Start of Input for this task
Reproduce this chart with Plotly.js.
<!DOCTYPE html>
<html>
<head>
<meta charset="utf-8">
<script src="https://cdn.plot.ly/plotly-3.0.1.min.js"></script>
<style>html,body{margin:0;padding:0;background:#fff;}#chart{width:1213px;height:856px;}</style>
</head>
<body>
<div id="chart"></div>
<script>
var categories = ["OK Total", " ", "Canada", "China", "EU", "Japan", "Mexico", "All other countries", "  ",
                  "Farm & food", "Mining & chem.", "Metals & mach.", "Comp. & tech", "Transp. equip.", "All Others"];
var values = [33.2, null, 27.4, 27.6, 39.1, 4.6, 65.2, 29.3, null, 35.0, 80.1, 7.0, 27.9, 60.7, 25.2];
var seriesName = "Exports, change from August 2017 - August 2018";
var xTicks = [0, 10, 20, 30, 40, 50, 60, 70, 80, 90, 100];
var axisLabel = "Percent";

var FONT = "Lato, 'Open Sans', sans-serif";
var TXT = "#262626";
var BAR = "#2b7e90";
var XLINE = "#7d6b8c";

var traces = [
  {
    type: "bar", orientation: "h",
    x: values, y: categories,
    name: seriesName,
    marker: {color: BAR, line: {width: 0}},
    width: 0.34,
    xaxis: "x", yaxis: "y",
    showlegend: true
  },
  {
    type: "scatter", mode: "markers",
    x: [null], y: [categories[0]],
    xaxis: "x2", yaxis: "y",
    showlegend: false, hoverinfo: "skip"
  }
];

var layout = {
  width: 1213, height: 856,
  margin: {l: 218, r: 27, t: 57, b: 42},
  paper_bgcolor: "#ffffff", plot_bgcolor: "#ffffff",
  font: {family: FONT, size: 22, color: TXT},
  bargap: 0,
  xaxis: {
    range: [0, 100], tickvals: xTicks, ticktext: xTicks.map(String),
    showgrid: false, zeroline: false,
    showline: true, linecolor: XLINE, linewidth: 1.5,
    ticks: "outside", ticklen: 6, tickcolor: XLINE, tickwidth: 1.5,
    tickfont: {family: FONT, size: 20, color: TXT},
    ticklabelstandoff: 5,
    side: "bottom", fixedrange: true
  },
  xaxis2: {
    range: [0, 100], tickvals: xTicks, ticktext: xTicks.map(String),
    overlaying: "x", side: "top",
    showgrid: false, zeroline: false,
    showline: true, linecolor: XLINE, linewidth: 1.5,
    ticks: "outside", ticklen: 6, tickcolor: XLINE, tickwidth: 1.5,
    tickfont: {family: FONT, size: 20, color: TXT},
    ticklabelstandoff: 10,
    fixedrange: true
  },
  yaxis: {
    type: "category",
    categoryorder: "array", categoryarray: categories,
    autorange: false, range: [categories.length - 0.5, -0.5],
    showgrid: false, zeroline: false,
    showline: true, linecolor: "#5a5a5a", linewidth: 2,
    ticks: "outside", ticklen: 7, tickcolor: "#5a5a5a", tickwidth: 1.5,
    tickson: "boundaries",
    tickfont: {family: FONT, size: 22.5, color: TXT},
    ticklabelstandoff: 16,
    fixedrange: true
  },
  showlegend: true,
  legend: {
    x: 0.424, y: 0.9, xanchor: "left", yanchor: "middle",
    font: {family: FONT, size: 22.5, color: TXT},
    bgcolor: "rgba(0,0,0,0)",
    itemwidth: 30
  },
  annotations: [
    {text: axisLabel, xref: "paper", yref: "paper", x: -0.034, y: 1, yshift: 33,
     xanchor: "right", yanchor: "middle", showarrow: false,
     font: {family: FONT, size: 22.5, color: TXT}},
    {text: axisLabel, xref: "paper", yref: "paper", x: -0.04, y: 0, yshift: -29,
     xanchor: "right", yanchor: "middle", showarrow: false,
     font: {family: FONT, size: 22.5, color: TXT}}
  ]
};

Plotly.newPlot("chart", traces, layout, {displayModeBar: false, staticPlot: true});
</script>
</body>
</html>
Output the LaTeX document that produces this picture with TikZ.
End of Input for this task
_Exercise requirements_
What is the number of lines above that contain "chart"? Answer with that number only.

_Solution below_
4